━━━━━ Record list ━━━━━
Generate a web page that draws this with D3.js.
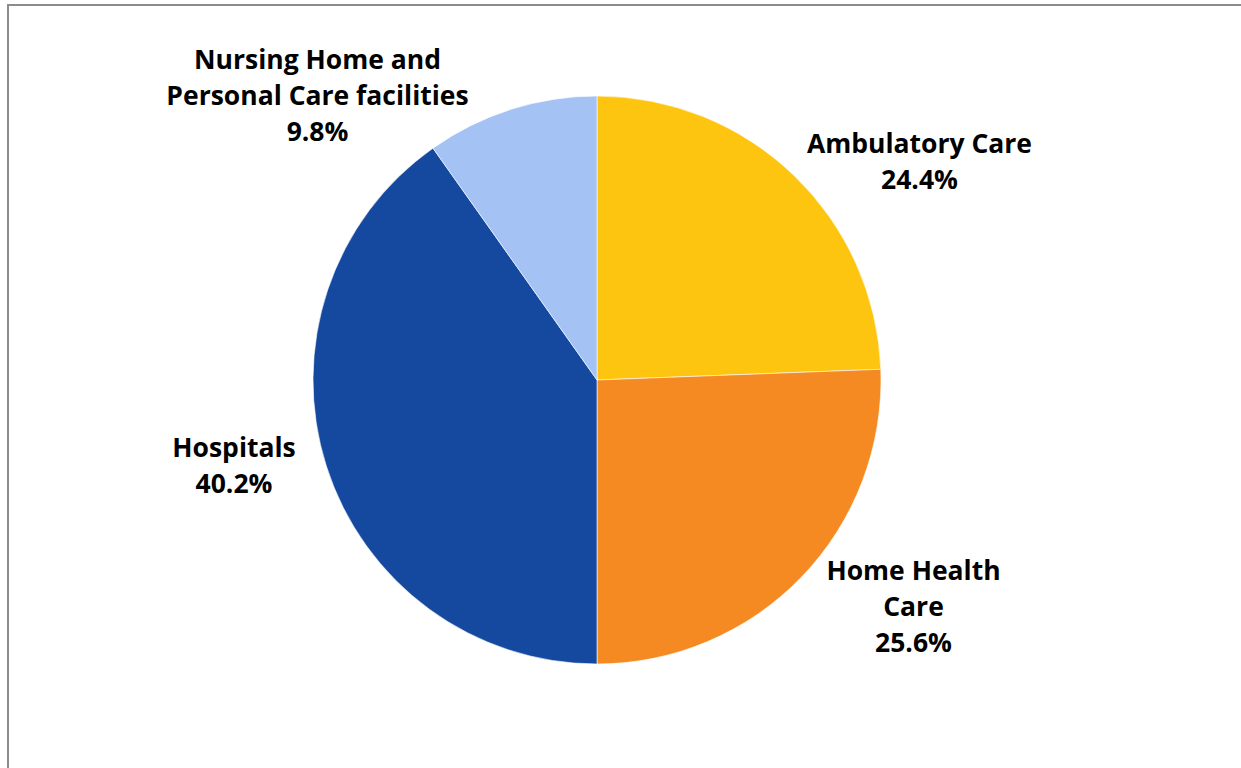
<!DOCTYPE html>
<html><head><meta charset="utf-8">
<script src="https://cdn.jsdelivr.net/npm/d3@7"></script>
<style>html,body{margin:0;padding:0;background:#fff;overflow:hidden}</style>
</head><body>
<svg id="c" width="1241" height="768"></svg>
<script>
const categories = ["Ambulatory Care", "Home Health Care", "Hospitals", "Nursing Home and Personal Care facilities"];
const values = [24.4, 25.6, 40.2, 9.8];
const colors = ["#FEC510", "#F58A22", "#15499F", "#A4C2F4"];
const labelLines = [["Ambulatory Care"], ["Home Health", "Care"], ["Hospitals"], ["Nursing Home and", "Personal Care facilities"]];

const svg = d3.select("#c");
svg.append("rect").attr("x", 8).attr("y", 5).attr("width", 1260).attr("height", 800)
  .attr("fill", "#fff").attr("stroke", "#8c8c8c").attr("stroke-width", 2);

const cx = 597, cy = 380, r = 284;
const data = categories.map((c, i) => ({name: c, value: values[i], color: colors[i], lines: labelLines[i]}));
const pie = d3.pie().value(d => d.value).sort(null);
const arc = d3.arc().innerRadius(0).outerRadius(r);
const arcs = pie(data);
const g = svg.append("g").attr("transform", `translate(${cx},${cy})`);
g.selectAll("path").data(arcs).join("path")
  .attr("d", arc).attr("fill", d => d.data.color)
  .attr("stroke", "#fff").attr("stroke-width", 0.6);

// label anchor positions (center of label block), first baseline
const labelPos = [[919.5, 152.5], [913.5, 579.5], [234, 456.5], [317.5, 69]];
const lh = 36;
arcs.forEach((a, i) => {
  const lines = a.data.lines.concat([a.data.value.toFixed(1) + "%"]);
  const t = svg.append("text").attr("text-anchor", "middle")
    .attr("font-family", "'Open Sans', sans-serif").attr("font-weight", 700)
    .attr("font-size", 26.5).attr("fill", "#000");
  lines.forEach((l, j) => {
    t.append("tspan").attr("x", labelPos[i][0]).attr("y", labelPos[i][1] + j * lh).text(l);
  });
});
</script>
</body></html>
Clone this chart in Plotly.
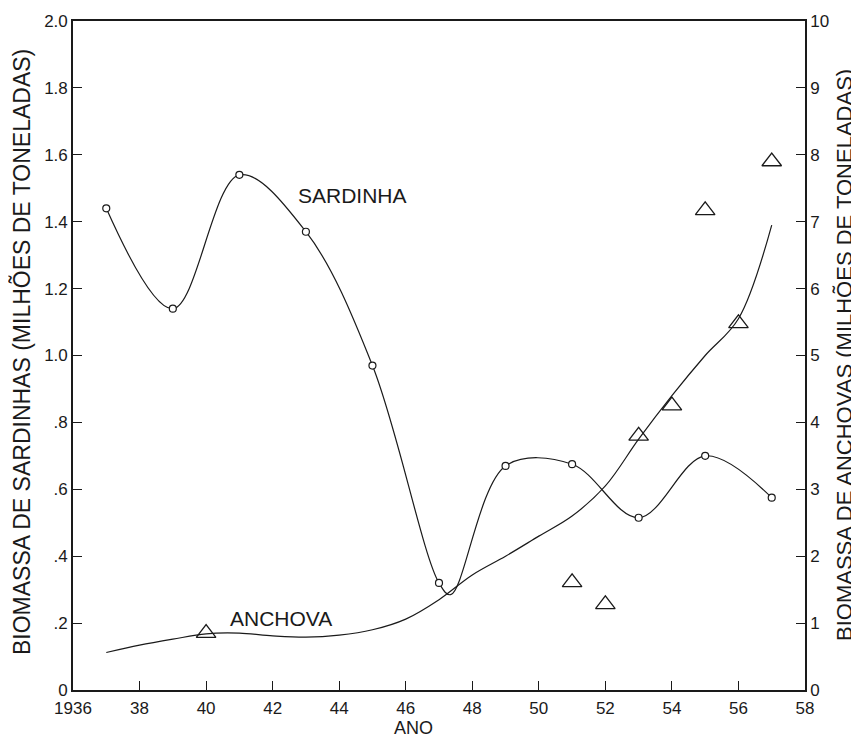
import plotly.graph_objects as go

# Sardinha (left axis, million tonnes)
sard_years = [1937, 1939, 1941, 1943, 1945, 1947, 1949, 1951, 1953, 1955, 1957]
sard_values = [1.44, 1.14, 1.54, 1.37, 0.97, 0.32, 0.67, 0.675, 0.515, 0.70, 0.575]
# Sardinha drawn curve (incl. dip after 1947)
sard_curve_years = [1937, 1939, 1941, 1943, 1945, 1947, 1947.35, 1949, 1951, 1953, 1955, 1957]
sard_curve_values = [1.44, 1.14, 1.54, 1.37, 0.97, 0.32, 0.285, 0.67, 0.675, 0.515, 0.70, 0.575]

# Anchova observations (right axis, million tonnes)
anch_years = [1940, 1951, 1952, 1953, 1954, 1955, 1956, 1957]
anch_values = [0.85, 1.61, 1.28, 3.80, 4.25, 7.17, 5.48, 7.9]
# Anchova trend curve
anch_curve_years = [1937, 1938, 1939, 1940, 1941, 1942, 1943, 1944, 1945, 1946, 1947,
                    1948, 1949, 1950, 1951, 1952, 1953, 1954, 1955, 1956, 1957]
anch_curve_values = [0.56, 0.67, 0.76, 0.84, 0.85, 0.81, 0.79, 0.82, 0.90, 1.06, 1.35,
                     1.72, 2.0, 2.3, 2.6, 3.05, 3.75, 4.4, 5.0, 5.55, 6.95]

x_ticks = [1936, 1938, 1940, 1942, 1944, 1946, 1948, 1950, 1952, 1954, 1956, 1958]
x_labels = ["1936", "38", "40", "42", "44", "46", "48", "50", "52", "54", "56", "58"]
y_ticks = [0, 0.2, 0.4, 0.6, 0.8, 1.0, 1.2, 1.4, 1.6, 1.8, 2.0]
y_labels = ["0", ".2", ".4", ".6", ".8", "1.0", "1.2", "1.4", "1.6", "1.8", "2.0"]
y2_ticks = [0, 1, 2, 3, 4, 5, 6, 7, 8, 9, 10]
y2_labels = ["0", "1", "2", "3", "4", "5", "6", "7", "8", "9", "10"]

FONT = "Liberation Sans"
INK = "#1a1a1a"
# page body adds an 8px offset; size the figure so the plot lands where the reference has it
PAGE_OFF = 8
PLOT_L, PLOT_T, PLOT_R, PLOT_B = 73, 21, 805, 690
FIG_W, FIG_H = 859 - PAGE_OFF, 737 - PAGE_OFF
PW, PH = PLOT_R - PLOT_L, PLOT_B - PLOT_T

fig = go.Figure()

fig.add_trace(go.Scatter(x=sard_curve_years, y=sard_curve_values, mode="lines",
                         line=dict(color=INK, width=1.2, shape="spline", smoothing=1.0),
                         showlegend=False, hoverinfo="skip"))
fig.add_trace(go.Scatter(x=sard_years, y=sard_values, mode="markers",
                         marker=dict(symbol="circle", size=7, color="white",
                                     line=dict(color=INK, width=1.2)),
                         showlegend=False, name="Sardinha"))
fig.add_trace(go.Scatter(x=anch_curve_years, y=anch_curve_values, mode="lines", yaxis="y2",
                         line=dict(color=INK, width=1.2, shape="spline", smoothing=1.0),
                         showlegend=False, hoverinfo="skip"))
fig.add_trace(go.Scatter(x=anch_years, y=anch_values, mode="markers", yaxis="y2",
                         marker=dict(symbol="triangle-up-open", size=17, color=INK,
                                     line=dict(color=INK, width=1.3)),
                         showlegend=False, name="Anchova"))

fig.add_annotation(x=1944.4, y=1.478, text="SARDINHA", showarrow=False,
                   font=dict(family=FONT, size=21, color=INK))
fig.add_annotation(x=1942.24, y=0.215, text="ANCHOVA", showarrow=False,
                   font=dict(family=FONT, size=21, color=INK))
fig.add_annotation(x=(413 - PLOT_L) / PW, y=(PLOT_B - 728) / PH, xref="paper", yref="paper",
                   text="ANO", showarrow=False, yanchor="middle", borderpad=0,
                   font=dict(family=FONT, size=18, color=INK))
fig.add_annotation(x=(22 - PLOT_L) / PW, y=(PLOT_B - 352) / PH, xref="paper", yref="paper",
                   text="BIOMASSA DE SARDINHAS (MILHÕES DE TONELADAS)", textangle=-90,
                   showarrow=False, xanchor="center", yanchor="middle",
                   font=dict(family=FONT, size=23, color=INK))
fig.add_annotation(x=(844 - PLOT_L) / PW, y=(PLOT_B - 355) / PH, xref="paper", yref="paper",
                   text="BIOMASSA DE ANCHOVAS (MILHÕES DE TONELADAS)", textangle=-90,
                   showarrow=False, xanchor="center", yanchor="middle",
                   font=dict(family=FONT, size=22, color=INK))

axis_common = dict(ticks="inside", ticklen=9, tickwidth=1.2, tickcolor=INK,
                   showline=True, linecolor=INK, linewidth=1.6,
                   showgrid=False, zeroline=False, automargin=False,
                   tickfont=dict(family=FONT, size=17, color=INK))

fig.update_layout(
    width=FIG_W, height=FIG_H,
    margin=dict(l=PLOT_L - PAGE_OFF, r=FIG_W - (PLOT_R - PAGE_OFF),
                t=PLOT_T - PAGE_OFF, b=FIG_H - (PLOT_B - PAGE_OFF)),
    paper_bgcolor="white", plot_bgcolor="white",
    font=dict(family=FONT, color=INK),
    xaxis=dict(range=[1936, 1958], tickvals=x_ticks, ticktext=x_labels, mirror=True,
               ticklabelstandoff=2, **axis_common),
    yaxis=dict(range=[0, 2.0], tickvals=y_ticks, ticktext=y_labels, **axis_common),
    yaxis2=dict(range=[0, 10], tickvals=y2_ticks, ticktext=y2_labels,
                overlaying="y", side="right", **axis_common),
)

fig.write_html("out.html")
━━━━━
• _What is asked_
Copy every line that contains the string "this".

• _Final answer_
Generate a web page that draws this with D3.js.
Clone this chart in Plotly.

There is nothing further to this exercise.